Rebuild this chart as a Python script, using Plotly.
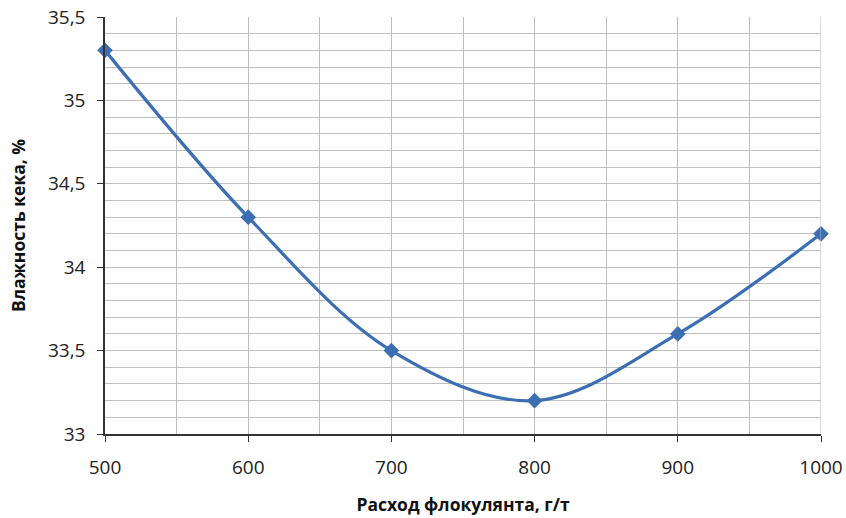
import plotly.graph_objects as go

# Flocculant dosage (g/t) and resulting cake moisture (%)
dosage = [500, 600, 700, 800, 900, 1000]
moisture = [35.3, 34.3, 33.5, 33.2, 33.6, 34.2]

x_ticks = [500, 600, 700, 800, 900, 1000]
x_tick_labels = ["500", "600", "700", "800", "900", "1000"]
y_ticks = [33, 33.5, 34, 34.5, 35, 35.5]
y_tick_labels = ["33", "33,5", "34", "34,5", "35", "35,5"]

line_color = "#3C6EB4"
grid_color = "#BEBEBE"
font_family = "Open Sans, Noto Sans, sans-serif"

fig = go.Figure()
fig.add_trace(go.Scatter(
    x=dosage,
    y=moisture,
    mode="lines+markers",
    line=dict(color=line_color, width=3.2, shape="spline", smoothing=1.0),
    marker=dict(symbol="diamond", size=12, color=line_color),
    showlegend=False,
    cliponaxis=False,
))

fig.update_layout(
    width=846,
    height=518,
    margin=dict(l=105, r=25, t=17, b=84, autoexpand=False),
    paper_bgcolor="white",
    plot_bgcolor="white",
    font=dict(family=font_family, color="#222222"),
)

fig.update_xaxes(
    range=[500, 1000],
    tickvals=x_ticks,
    ticktext=x_tick_labels,
    tickfont=dict(size=19, color="#222222"),
    ticks="outside",
    ticklen=6,
    tickcolor="#333333",
    ticklabelstandoff=9,
    showline=True,
    linecolor="#333333",
    linewidth=1.5,
    showgrid=True,
    gridcolor=grid_color,
    gridwidth=1,
    minor=dict(dtick=50, tick0=500, showgrid=True, gridcolor=grid_color, gridwidth=1),
    zeroline=False,
    automargin=False,
    title=dict(text="<b>Расход флокулянта, г/т</b>", font=dict(size=17.5, color="#111111"), standoff=20),
)

fig.update_yaxes(
    range=[33, 35.5],
    tickvals=y_ticks,
    ticktext=y_tick_labels,
    tickfont=dict(size=19, color="#222222"),
    ticks="outside",
    ticklen=6,
    tickcolor="#333333",
    ticklabelstandoff=8,
    showline=True,
    linecolor="#333333",
    linewidth=1.5,
    showgrid=True,
    gridcolor=grid_color,
    gridwidth=1,
    minor=dict(dtick=0.1, tick0=33, showgrid=True, gridcolor=grid_color, gridwidth=1),
    zeroline=False,
    automargin=False,
    title=dict(text="<b>Влажность кека, %</b>", font=dict(size=17.5, color="#111111"), standoff=18),
)

# Right border of the plotting area
fig.add_shape(type="line", xref="x", yref="paper", x0=1000, x1=1000, y0=0, y1=1,
              line=dict(color=grid_color, width=1))

fig.write_html("out.html")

══════════════════════════════

# Given request:
Begin at the first line of the material and copy each line exactly through the one containing "moisture = [35.3, 34.3, 33.5, 33.2, 33.6, 34.2]". Omit pictures.

# Written answer:
Rebuild this chart as a Python script, using Plotly.
import plotly.graph_objects as go

# Flocculant dosage (g/t) and resulting cake moisture (%)
dosage = [500, 600, 700, 800, 900, 1000]
moisture = [35.3, 34.3, 33.5, 33.2, 33.6, 34.2]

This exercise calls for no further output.